**Directions for this task**
Copy from the first line below down to and including the line with "0.0071, 0.0078, 0.0084, 0.0090, 0.0095, 0.0099]". Skip the pictures.

-------

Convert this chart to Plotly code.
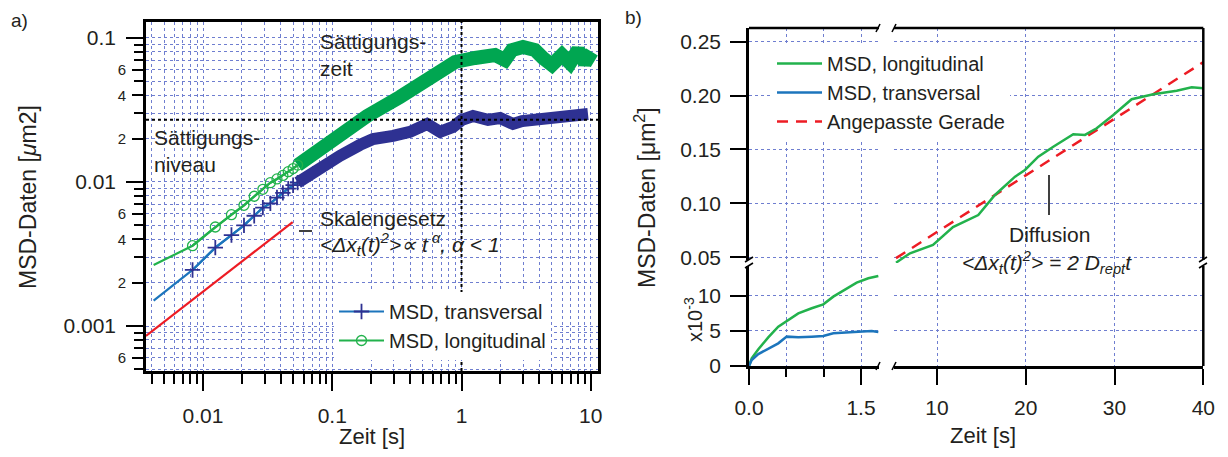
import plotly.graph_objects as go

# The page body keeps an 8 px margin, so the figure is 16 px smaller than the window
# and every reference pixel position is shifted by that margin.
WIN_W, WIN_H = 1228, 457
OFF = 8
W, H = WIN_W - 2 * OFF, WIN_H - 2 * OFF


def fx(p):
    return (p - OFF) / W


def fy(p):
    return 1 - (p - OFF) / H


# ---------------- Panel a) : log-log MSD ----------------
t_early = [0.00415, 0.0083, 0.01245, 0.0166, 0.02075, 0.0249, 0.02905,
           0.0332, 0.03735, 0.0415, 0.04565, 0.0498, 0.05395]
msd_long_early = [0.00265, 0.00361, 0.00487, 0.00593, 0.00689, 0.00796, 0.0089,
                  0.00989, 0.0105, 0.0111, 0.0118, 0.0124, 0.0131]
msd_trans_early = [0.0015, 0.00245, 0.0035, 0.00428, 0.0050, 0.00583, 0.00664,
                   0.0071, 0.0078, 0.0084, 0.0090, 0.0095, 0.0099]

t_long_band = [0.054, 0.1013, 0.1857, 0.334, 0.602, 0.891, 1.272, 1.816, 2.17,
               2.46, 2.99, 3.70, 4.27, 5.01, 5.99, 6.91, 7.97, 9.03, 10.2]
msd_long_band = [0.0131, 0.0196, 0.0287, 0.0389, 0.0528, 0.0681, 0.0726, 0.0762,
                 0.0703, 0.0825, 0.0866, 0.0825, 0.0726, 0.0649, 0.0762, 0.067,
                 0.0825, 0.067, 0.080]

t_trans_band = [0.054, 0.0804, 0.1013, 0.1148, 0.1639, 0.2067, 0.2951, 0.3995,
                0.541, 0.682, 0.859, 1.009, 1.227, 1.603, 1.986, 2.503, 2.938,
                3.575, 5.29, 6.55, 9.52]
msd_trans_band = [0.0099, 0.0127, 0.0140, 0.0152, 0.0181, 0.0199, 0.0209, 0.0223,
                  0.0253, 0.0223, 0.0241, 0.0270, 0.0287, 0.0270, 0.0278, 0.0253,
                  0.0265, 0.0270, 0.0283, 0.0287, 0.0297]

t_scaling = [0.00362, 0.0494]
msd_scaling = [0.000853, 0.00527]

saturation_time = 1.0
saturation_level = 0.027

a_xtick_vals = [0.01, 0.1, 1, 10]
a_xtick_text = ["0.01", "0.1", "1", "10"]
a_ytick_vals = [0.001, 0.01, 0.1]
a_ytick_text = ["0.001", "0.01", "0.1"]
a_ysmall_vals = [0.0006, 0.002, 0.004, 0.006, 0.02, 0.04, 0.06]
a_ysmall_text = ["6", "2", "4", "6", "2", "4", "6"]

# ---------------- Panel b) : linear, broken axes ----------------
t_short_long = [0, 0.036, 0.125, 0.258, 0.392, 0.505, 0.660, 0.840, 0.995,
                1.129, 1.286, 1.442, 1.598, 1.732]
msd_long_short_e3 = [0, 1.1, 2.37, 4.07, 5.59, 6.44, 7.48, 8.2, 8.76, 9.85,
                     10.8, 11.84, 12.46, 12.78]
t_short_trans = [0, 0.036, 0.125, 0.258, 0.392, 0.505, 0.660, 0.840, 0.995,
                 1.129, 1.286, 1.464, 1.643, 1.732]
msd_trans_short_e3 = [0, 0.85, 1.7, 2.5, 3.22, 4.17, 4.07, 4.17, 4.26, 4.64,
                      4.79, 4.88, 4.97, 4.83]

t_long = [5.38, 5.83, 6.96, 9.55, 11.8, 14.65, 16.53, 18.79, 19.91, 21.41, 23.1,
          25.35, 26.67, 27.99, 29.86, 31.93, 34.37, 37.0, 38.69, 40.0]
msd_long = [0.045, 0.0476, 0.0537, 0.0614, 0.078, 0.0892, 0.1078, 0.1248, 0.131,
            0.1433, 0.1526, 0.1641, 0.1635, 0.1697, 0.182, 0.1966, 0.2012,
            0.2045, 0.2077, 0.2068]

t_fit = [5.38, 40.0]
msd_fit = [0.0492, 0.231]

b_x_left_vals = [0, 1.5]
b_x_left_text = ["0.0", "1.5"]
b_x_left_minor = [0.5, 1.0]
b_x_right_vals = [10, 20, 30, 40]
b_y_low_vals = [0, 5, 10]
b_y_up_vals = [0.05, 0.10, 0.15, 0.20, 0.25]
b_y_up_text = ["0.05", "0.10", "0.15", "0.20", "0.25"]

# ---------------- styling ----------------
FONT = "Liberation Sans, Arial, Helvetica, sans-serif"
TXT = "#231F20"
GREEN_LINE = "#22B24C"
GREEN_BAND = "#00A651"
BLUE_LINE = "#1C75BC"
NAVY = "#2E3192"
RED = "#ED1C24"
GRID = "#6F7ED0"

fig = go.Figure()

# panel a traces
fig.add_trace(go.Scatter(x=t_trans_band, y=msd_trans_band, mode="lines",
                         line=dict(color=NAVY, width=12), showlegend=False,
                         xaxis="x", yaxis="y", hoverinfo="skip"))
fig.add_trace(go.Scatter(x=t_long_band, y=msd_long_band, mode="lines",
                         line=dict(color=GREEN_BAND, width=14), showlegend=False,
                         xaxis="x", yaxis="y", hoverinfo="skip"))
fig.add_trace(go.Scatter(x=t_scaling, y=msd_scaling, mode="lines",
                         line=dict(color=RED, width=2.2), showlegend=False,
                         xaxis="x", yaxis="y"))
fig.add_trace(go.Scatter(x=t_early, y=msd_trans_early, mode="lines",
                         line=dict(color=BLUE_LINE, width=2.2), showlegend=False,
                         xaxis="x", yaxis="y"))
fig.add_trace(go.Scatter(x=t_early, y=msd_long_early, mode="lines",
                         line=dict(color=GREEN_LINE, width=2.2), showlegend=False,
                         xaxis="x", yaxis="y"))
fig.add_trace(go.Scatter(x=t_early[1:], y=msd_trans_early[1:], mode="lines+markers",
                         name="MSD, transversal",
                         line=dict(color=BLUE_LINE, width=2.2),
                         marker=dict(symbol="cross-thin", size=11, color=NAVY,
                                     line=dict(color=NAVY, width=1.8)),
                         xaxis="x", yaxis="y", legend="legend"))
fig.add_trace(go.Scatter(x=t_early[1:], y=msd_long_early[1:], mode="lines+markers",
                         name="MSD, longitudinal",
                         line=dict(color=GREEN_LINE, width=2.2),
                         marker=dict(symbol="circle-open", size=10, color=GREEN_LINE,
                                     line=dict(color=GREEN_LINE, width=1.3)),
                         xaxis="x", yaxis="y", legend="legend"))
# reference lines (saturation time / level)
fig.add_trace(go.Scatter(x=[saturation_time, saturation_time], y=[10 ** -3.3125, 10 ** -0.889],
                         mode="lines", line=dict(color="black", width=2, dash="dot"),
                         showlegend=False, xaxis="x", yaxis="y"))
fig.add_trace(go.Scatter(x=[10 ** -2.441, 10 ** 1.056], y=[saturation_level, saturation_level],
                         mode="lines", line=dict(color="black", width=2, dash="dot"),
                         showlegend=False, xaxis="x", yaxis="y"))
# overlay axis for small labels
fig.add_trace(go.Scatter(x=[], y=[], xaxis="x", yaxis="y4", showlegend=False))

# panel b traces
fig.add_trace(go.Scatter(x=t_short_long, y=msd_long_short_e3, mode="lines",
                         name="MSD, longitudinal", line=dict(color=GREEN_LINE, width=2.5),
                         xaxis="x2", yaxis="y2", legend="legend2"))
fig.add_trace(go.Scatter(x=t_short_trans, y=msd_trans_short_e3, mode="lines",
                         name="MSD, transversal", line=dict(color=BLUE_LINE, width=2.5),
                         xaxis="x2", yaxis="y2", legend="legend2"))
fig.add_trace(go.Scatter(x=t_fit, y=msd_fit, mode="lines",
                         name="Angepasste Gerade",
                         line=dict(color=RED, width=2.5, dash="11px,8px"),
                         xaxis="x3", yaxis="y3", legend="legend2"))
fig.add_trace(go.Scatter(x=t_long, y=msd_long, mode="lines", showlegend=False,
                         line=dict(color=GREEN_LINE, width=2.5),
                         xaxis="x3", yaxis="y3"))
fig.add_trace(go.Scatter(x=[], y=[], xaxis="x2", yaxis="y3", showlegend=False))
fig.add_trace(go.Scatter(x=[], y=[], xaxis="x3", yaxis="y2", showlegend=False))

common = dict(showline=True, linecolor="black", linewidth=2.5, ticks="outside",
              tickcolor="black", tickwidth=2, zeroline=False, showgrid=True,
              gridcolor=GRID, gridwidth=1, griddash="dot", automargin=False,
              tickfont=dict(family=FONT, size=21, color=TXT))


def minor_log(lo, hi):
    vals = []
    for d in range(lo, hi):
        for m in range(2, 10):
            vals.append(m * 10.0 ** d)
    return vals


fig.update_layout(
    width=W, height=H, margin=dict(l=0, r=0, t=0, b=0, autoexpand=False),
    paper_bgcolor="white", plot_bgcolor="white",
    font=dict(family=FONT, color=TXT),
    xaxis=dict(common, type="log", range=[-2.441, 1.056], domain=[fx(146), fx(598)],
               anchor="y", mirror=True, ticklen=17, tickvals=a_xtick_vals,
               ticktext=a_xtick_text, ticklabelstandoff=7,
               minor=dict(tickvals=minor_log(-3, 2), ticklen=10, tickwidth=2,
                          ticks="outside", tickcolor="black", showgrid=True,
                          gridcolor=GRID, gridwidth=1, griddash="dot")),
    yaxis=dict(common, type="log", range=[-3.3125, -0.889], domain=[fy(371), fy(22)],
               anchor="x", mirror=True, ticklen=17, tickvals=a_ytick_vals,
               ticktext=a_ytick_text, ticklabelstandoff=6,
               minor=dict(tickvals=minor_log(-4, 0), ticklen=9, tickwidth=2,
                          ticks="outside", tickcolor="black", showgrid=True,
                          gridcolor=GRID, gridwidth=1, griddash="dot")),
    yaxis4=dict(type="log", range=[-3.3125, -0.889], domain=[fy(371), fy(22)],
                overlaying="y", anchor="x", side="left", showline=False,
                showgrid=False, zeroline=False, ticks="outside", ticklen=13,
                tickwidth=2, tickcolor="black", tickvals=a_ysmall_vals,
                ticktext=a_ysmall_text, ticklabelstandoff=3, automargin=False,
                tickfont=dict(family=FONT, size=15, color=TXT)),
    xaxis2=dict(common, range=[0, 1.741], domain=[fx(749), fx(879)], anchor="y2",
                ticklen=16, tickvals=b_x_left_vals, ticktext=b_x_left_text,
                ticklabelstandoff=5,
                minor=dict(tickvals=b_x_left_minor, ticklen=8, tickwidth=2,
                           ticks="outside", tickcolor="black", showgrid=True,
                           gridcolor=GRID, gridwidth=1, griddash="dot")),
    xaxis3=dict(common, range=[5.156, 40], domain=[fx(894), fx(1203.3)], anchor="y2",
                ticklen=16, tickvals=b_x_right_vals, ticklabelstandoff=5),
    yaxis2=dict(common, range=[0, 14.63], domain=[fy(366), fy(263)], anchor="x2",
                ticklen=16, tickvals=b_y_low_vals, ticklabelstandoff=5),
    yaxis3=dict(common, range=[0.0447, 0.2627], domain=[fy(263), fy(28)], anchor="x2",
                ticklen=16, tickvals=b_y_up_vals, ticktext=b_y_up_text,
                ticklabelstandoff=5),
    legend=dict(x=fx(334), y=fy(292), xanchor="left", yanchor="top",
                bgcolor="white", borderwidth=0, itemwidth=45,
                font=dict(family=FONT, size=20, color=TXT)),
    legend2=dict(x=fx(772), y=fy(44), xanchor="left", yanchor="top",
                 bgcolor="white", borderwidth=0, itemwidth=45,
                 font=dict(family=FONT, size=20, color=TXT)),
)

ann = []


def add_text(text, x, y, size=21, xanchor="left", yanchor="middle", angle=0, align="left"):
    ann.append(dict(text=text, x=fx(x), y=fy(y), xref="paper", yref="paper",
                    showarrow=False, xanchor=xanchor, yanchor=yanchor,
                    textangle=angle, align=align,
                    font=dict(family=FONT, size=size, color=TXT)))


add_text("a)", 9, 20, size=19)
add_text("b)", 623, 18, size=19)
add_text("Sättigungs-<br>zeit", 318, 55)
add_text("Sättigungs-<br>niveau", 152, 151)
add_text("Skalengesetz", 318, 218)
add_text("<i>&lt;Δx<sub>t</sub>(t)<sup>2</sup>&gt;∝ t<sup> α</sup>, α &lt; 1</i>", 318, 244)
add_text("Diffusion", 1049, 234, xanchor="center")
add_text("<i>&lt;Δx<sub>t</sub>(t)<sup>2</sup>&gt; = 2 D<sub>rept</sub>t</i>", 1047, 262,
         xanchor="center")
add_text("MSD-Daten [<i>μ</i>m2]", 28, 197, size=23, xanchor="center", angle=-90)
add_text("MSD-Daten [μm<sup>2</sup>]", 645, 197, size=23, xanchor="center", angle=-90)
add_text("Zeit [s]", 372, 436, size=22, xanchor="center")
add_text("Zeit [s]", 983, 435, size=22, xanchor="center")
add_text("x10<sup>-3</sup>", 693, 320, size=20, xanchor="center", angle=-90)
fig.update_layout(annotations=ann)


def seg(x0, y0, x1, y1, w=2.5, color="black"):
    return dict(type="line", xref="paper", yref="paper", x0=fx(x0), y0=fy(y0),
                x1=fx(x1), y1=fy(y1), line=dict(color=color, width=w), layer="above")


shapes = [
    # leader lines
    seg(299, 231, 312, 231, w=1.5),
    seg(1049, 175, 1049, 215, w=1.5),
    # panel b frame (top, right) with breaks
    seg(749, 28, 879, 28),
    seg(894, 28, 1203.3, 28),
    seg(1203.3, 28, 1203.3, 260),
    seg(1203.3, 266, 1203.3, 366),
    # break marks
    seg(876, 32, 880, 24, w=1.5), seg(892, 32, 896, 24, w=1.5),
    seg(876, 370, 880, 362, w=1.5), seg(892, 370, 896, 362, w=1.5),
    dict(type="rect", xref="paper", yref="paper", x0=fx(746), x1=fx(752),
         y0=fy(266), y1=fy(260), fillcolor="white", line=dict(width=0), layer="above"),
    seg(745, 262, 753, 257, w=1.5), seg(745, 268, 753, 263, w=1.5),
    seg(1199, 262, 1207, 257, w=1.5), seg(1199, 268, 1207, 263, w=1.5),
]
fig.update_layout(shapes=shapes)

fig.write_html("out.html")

-------

**The result**
Convert this chart to Plotly code.
import plotly.graph_objects as go

# The page body keeps an 8 px margin, so the figure is 16 px smaller than the window
# and every reference pixel position is shifted by that margin.
WIN_W, WIN_H = 1228, 457
OFF = 8
W, H = WIN_W - 2 * OFF, WIN_H - 2 * OFF


def fx(p):
    return (p - OFF) / W


def fy(p):
    return 1 - (p - OFF) / H


# ---------------- Panel a) : log-log MSD ----------------
t_early = [0.00415, 0.0083, 0.01245, 0.0166, 0.02075, 0.0249, 0.02905,
           0.0332, 0.03735, 0.0415, 0.04565, 0.0498, 0.05395]
msd_long_early = [0.00265, 0.00361, 0.00487, 0.00593, 0.00689, 0.00796, 0.0089,
                  0.00989, 0.0105, 0.0111, 0.0118, 0.0124, 0.0131]
msd_trans_early = [0.0015, 0.00245, 0.0035, 0.00428, 0.0050, 0.00583, 0.00664,
                   0.0071, 0.0078, 0.0084, 0.0090, 0.0095, 0.0099]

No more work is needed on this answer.